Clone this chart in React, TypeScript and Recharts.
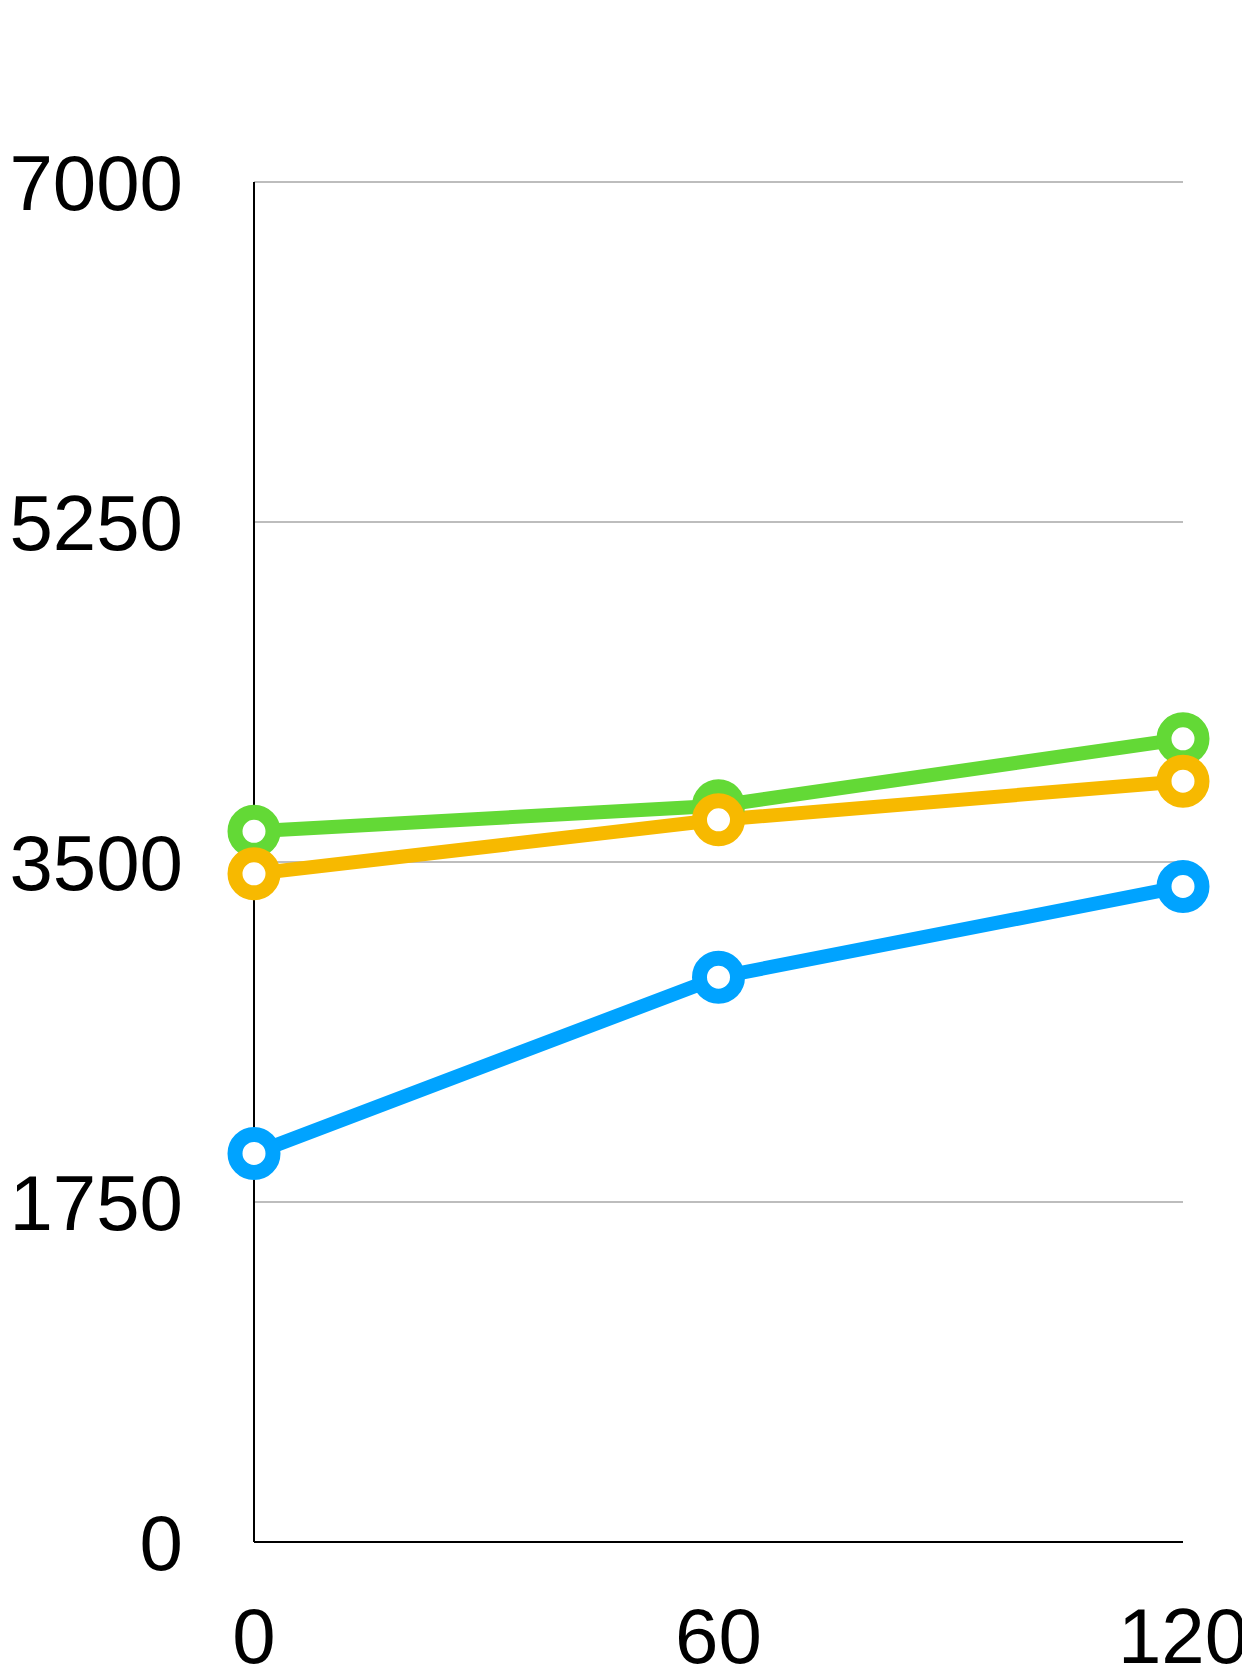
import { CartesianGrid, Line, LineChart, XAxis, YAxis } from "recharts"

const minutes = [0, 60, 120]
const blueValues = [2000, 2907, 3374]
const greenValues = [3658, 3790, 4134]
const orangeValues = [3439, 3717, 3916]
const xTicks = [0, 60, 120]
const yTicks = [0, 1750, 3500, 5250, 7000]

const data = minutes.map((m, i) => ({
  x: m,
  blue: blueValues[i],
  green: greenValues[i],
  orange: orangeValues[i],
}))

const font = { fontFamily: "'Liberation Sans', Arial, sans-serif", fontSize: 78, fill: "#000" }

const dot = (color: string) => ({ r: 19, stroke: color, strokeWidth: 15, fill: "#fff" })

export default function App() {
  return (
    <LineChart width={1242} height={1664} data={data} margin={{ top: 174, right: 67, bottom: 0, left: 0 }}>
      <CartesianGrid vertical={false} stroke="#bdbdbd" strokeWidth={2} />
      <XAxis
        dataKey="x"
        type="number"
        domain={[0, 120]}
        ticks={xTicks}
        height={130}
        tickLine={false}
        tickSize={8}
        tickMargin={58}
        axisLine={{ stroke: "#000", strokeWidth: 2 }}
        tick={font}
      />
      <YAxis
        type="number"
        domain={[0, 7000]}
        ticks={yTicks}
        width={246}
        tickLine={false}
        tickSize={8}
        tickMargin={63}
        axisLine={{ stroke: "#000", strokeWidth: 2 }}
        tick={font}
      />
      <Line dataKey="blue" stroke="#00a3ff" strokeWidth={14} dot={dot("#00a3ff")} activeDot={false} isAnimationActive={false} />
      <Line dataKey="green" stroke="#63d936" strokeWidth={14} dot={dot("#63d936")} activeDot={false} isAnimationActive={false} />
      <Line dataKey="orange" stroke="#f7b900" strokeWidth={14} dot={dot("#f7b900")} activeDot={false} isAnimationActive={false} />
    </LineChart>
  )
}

• GIVEN EXERCISE
Omit the pictures and give the material again, exactly and in full.

• FULL OUTPUT
Clone this chart in React, TypeScript and Recharts.
import { CartesianGrid, Line, LineChart, XAxis, YAxis } from "recharts"

const minutes = [0, 60, 120]
const blueValues = [2000, 2907, 3374]
const greenValues = [3658, 3790, 4134]
const orangeValues = [3439, 3717, 3916]
const xTicks = [0, 60, 120]
const yTicks = [0, 1750, 3500, 5250, 7000]

const data = minutes.map((m, i) => ({
  x: m,
  blue: blueValues[i],
  green: greenValues[i],
  orange: orangeValues[i],
}))

const font = { fontFamily: "'Liberation Sans', Arial, sans-serif", fontSize: 78, fill: "#000" }

const dot = (color: string) => ({ r: 19, stroke: color, strokeWidth: 15, fill: "#fff" })

export default function App() {
  return (
    <LineChart width={1242} height={1664} data={data} margin={{ top: 174, right: 67, bottom: 0, left: 0 }}>
      <CartesianGrid vertical={false} stroke="#bdbdbd" strokeWidth={2} />
      <XAxis
        dataKey="x"
        type="number"
        domain={[0, 120]}
        ticks={xTicks}
        height={130}
        tickLine={false}
        tickSize={8}
        tickMargin={58}
        axisLine={{ stroke: "#000", strokeWidth: 2 }}
        tick={font}
      />
      <YAxis
        type="number"
        domain={[0, 7000]}
        ticks={yTicks}
        width={246}
        tickLine={false}
        tickSize={8}
        tickMargin={63}
        axisLine={{ stroke: "#000", strokeWidth: 2 }}
        tick={font}
      />
      <Line dataKey="blue" stroke="#00a3ff" strokeWidth={14} dot={dot("#00a3ff")} activeDot={false} isAnimationActive={false} />
      <Line dataKey="green" stroke="#63d936" strokeWidth={14} dot={dot("#63d936")} activeDot={false} isAnimationActive={false} />
      <Line dataKey="orange" stroke="#f7b900" strokeWidth={14} dot={dot("#f7b900")} activeDot={false} isAnimationActive={false} />
    </LineChart>
  )
}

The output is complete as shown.